Somsa is baked in all regions of Uzbekistan with various stuffing: meat, pumpkin, greens etc. Somsa is baked in tandyrs and also in gas or electric ovens. Medium stiff dough for somsa is kept for 20-30 minutes and then rolled out in a rope and cut into pieces with 10-15 gr. weight. They should not be thicker than 2-2,5 mm. The edges are rolled out thinner than the center. Minced meat is being put onto the center, formed into the dough and baked at a high temperature. The following is required for the dough: wheat flour – 25 gr., water – 105 gr., salt – 6 gr. As for the minced meat, the following is also required: mutton or beef flesh – 150 gr., fat – 35 gr., onion – 250 gr., zira – 1 gr., salt and pepper ad gustum.

Lagman.

There are two distinguished types of lagman: kesma-lagman and chuzma-lagman.
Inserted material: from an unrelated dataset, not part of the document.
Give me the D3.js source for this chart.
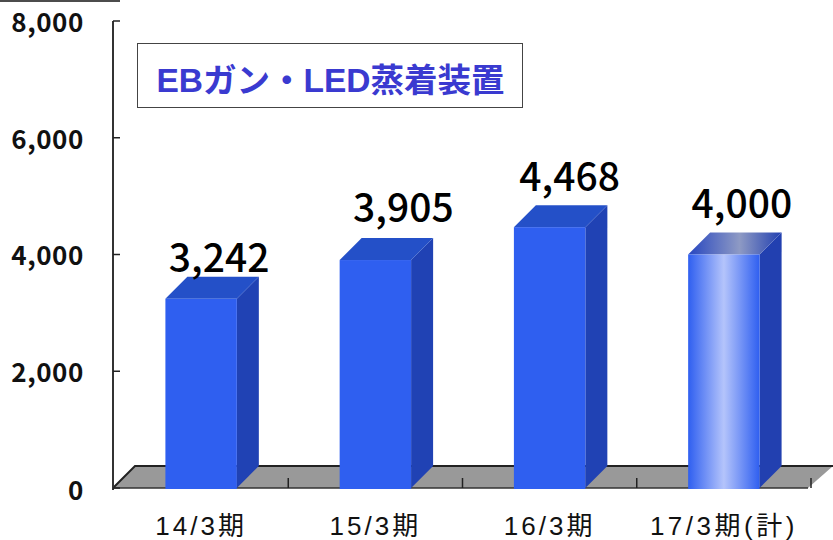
<!DOCTYPE html>
<html lang="ja">
<head>
<meta charset="utf-8">
<title>EBガン・LED蒸着装置</title>
<script src="https://d3js.org/d3.v7.min.js"></script>
<style>
    html, body { margin: 0; padding: 0; background: #fff; }
    svg { display: block; }
    text { font-family: "Noto Sans CJK JP", sans-serif; }
    .latin { font-family: "Liberation Sans", "Noto Sans CJK JP", sans-serif; }
</style>
</head>
<body>
<script>
const categories = ["14/3期", "15/3期", "16/3期", "17/3期(計)"];
const values = [3242, 3905, 4468, 4000];
const valueLabels = ["3,242", "3,905", "4,468", "4,000"];
const yTicks = [0, 2000, 4000, 6000, 8000];
const title = "EBガン・LED蒸着装置";

const width = 833, height = 540;
const depth = 22;

const svg = d3.select("body").append("svg")
    .attr("width", width)
    .attr("height", height);

const y = d3.scaleLinear().domain([0, 8000]).range([488, 21]);
const x = d3.scaleBand().domain(categories).range([114, 811]).paddingInner(0.59).paddingOuter(0.295);

// value labels are not placed evenly in the original
const labelDx = [18, 28, 20, 18];
const labelDy = [27, 38, 36, 37];

// gradient for the forecast bar
const defs = svg.append("defs");
const grad = defs.append("linearGradient").attr("id", "fc");
[[0, "#2f5ff0"], [0.5, "#b4c4fb"], [1, "#2f5ff0"]].forEach(s =>
    grad.append("stop").attr("offset", s[0]).attr("stop-color", s[1]));
const topGrad = defs.append("linearGradient").attr("id", "fcTop");
[[0, "#2746c0"], [0.55, "#8e9ac4"], [1, "#2240b0"]].forEach(s =>
    topGrad.append("stop").attr("offset", s[0]).attr("stop-color", s[1]));

// floor
const x0 = 113, x1 = 808, y0 = y(0);
svg.append("path")
    .attr("d", `M${x0},${y0}L${x0 + depth},${y0 - depth}L${x1 + 25},${y0 - depth}L${x1},${y0}Z`)
    .attr("fill", "#999999");
svg.append("path")
    .attr("d", `M${x0},${y0}L${x0 + depth},${y0 - depth}L${x1 + 25},${y0 - depth}`)
    .attr("fill", "none").attr("stroke", "#222").attr("stroke-width", 2);
svg.append("line")
    .attr("x1", x0).attr("x2", x1).attr("y1", y0).attr("y2", y0)
    .attr("stroke", "#333").attr("stroke-width", 1.5);

// axis lines and ticks
svg.append("line").attr("x1", 0).attr("x2", 120).attr("y1", 1).attr("y2", 1)
    .attr("stroke", "#111").attr("stroke-width", 1.5);
svg.append("line").attr("x1", x0).attr("x2", x0).attr("y1", y(8000)).attr("y2", y0 + 2)
    .attr("stroke", "#333").attr("stroke-width", 2);
svg.selectAll(".ytick").data(yTicks).join("line")
    .attr("x1", x0).attr("x2", x0 + 7)
    .attr("y1", d => y(d)).attr("y2", d => y(d))
    .attr("stroke", "#222").attr("stroke-width", 1.5);
svg.selectAll(".ylab").data(yTicks).join("text")
    .attr("x", 84).attr("y", d => y(d) + (d === 0 ? 3 : 1.5))
    .attr("dy", "0.36em")
    .attr("text-anchor", "end")
    .attr("font-size", 26).attr("font-weight", 700).attr("fill", "#111")
    .attr("letter-spacing", 0.6)
    .text(d => d3.format(",")(d));

// ticks between categories on the floor edge
const step = x.step();
svg.selectAll(".xtick").data(categories).join("line")
    .attr("x1", d => x(d) + x.bandwidth() / 2 + step / 2)
    .attr("x2", d => x(d) + x.bandwidth() / 2 + step / 2)
    .attr("y1", y0 - 10).attr("y2", y0)
    .attr("stroke", "#222").attr("stroke-width", 1.5);

// bars
const bars = svg.selectAll(".bar").data(categories).join("g").attr("class", "bar");
bars.each(function (c, i) {
    const g = d3.select(this);
    const l = x(c), w = x.bandwidth(), t = y(values[i]);
    const forecast = i === 3;
    g.append("path")
        .attr("d", `M${l + w},${t}L${l + w + depth},${t - depth}L${l + w + depth},${y0 - depth}L${l + w},${y0}Z`)
        .attr("fill", forecast ? "#2240b0" : "#2042b4");
    g.append("path")
        .attr("d", `M${l},${t}L${l + depth},${t - depth}L${l + w + depth},${t - depth}L${l + w},${t}Z`)
        .attr("fill", forecast ? "url(#fcTop)" : "#2450c8");
    g.append("rect")
        .attr("x", l).attr("y", t).attr("width", w).attr("height", y0 - t + 1)
        .attr("fill", forecast ? "url(#fc)" : "#2f5ff0");
    g.append("text")
        .attr("x", l + w / 2 + labelDx[i]).attr("y", t - labelDy[i])
        .attr("text-anchor", "middle")
        .attr("font-size", 39).attr("font-weight", 500).attr("fill", "#000")
        .text(valueLabels[i]);
    g.append("text")
        .attr("class", "latin")
        .attr("x", l + w / 2).attr("y", 534.5)
        .attr("text-anchor", "middle")
        .attr("font-size", 26).attr("fill", "#111")
        .attr("letter-spacing", forecast ? 3.5 : 3)
        .text(c);
});

// title box
svg.append("rect")
    .attr("x", 137.5).attr("y", 43.5).attr("width", 385).attr("height", 64)
    .attr("fill", "#fff").attr("stroke", "#444").attr("stroke-width", 1);
svg.append("text")
    .attr("class", "latin")
    .attr("x", 330.5).attr("y", 80)
    .attr("dy", "0.36em")
    .attr("text-anchor", "middle")
    .attr("font-size", 33.5).attr("font-weight", 700).attr("fill", "#3a3ad0")
    .text(title);
</script>
</body>
</html>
The latter is cooked more often. Kesma-lagman has a history more ancient than chuzma-lagman’s one. Stiff dough is prepared from flour, eggs, water and salt and kept for swelling for 30-40 minutes under a napkin. Then the dough is rolled out in slices with 1,5-2 mm thickness and diameter equal to not less than 10-15 cm. Slices are piled and covered with flour. After that noodles are cut by a sharp knife. Noodles are being shaken up and boiled in a salty water. Then the noodles are poured by a sauce cooked from meat, potatoes, carrot, onion and tomatoes. Products are being roasted, poured by a little amount of water and stewed up until the cooking is finished. In Ferghana and Tashkent regions lagman is cooked with adding of radish and red hot pepper.

Naryn.

Naryn is a very widespread Uzbek dish cooked in all regions of the Republic. Stiff dough is prepared from flour, eggs, salt and water. Then it is covered by a wet towel and kept for 30-40 minutes. After that, dough is rolled out in a thin slice that is being cut into stripes with 5-7mm width. Flour is scattered on the dough gathered in a pile. Then noodles are cut and boiled. When dished up, noodles are poured with a little amount of bouillon. Beef and / or kazi (horseflesh) are put in small dices on the top. The following ingredients are required for dough: wheat flour – 900 gr., water – 90 gr., salt – 6 gr., 1 egg.